Ну а как ему не шутить? Понимаете, Мопассан всю жизнь очень страдал (и страдал искреннее) от читательского высокомерия. Он же пишет в предисловии к «Пьеру и Жану»: «Публика кричит: «Развлеките нас! Научите нас! Напугайте нас!» И лишь очень немногие говорят: «Сделайте то, что соответствует вашему характеру и темпераменту». Это очень правильный подход к делу. Я клянусь, что Мопассан действительно жизнь положил на то, чтобы, условно говоря, критика и публика знали своё место. Художник существует не для них, он не слуга. Отсюда и его ироническая дистанция, конечно, по отношению к читателю.
Что касается вообще такой саркастической насмешливости Мопассана. У него к жизни и смерти было отношение, наверное, довольно циническое (можно проследить, в силу каких причин), потому что Мопассан видит во всём Великую загадку бытия, которую он описал в «Орля»,— загадку потусторонности, загадку человеческой воли.
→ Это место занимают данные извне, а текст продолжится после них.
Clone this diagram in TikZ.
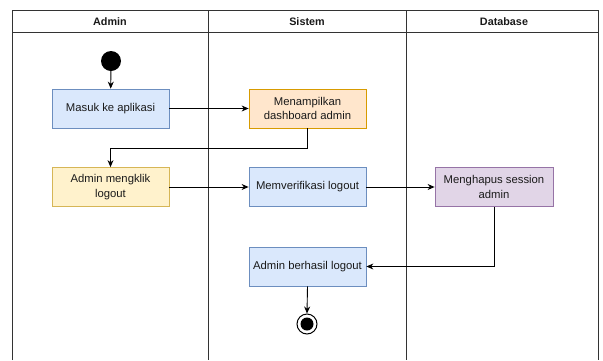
\documentclass[tikz,border=0pt]{standalone}
\usepackage{fontspec}
\setmainfont{Liberation Sans}
\usetikzlibrary{arrows.meta,positioning}
\definecolor{bluef}{HTML}{DAE8FC}\definecolor{blued}{HTML}{6C8EBF}
\definecolor{orf}{HTML}{FFE6CC}\definecolor{ord}{HTML}{D79B00}
\definecolor{yef}{HTML}{FFF2CC}\definecolor{yed}{HTML}{D6B656}
\definecolor{puf}{HTML}{E1D5E7}\definecolor{pud}{HTML}{9673A6}
\definecolor{lanec}{HTML}{333333}
\definecolor{txt}{HTML}{1A1A1A}
\tikzset{
  act/.style={draw, line width=0.8pt, minimum width=117pt, minimum height=39pt, align=center, inner sep=2pt, text=txt, font=\fontsize{11.3}{14.5}\selectfont},
  blueact/.style={act, fill=bluef, draw=blued},
  orangeact/.style={act, fill=orf, draw=ord},
  yellowact/.style={act, fill=yef, draw=yed},
  purpleact/.style={act, fill=puf, draw=pud},
  flow/.style={line width=0.9pt, -{Stealth[length=7pt,width=6pt]}},
  lane/.style={draw=lanec, line width=0.9pt},
  head/.style={text=txt, font=\bfseries\fontsize{10.8}{12}\selectfont}
}
\begin{document}
\begin{tikzpicture}[x=1pt,y=-1pt]
\useasboundingbox (0,0) rectangle (603,360);
\fill[white] (0,0) rectangle (603,360);
% swimlanes
\draw[lane] (12,360) -- (12,10) -- (598,10) -- (598,360);
\draw[lane] (12,32.5) -- (598,32.5);
\draw[lane] (208,10) -- (208,360);
\draw[lane] (406,10) -- (406,360);
\node[head] (hA) at (110,21.5) {Admin};
\node[head] (hS) at (307,21.5) {Sistem};
\node[head] (hD) at (504,21.5) {Database};
% nodes
\node[circle, fill=black, minimum size=20pt, inner sep=0pt] (start) at (111,61) {};
\node[blueact] (masuk) at (110.5,108.5) {Masuk ke aplikasi};
\node[orangeact] (tampil) at (307.5,108.5) {Menampilkan\\dashboard admin};
\node[yellowact] (klik) at (110.5,187) {Admin mengklik\\logout};
\node[blueact] (verif) at (307.5,187) {Memverifikasi logout};
\node[purpleact, minimum width=118pt] (hapus) at (494,187) {Menghapus session\\admin};
\node[blueact] (berhasil) at (307.5,266.5) {Admin berhasil logout};
\node[circle, draw=black, line width=1pt, fill=white, minimum size=20pt, inner sep=0pt] (endo) at (307,324) {};
\node[circle, fill=black, minimum size=13pt, inner sep=0pt] (endi) at (endo.center) {};
% connectors
\draw[flow] (start) -- (masuk);
\draw[flow] (masuk) -- (tampil);
\draw[flow] (tampil.south) -- ++(0,20) -| (klik.north);
\draw[flow] (klik) -- (verif);
\draw[flow] (verif) -- (hapus);
\draw[flow] (hapus.south) |- (berhasil.east);
\draw[flow] (berhasil.south) -- (endo.north);
\end{tikzpicture}
\end{document}
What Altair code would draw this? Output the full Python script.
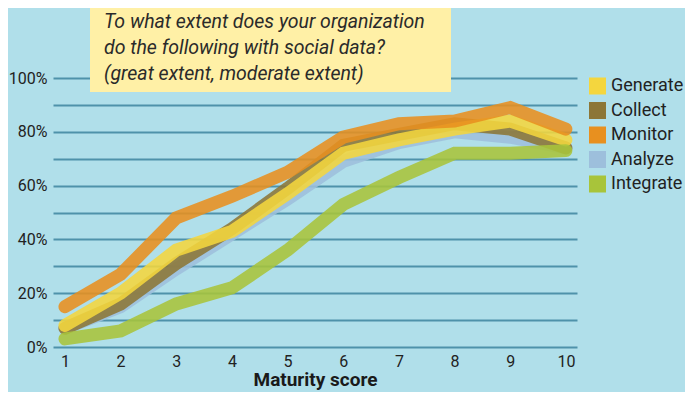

Он не понимает, сам ли человек владеет своей волей или она ему навязана, диктуется кем-то извне. Поэтому к жизни, смерти, обряду, ритуалу, традиционному хорошему поведению у него было довольно ироническое отношение. Он же понимает, что все эти добропорядочные буржуа ходят в бордели и там оттягиваются. Вот, пожалуйста, «Пышка» — рассказ о добропорядочности, о добропорядочных людях, порядочнее которых обычная руанская проститутка, прелестная собою. В этом смысле он как раз высмеивает, как правило, человеческие классические представления. Для этого даже необязательно читать «Воскресные прогулки парижского буржуа».
Давайте вспомним один из самых прелестных его рассказов — «Пышки». По-моему, он называется «Старик». Там помирает старик в деревне, и нельзя как-то ускорить его смерть, а очень хочется, потому что он мешает им урожай собирать, они отвлекаются. И они начинают там печь пышки, не дожидаясь его смерти. Он ещё живой, а все уже собираются на поминки, едят эти пышки и говорят: «Не поест он больше пышек. А как он их любил!» Ну, они всё это съели — а он никак не помирает! В результате всё-таки он помер сутки спустя, и пышки приходится печь заново. И муж говорит жене, папаша которой преставился: «Ну да, наверное, придётся опять напечь пышек — не каждый же день у тебя умирает отец». Всё-таки это здорово сделано!
Действительно, Мопассан — великий насмешник. Но значит ли это, что он не гуманист? Наоборот, он насмехается над жестокостью, над тупостью. Понимаете, скорее он всё-таки человеколюб. Вот этот прелестный мопассановский рассказ «Идиллия», когда женщина-кормилица едет и страшно страдает, потому что поезд опаздывает, а у неё дикий прилив молока, грудь раздувается, чуть не лопается! А напротив сидит пассажир, который говорит: «Сударыня, если вы не против, я мог бы облегчить вас». И она: «О, сделайте одолжение, вы меня спасёте». И он отсасывает это молоко. И когда она приезжает и прощается с ним, она говорит: «Вы спасли мне жизнь». А он говорит: «Нет-нет, сударыня, это вы спасли мне жизнь: я не ел уже три дня». Это поразительный рассказ, прелестный!
Мопассан, конечно, физиологичен, да (и Бабель это очень тонко почувствовал в рассказе «Гюи де Мопассан»), но эта физиологичность его рассказов не груба, не жестока. Мопассан довольно снисходителен к человеческой природе. Вот «Парижское приключение» — это как раз рассказ о снисходительности («Я хотела узнать порок… И это ничуть не забавно!»).
Я вовремя начал Мопассана читать, мать никогда не прятала его от меня, и поэтому он от многих заблуждений помог мне избавиться. Тот вред, который он, может быть, мне нанёс (думаю, что никакого вреда не было), он многократно компенсирован той пользой, потому что я научился благодаря Мопассану ненавидеть подчёркнуто приличных, лощёных людей, ненавидеть самодовольство, а любить таких, как Христиана из «Монт-Ориоль».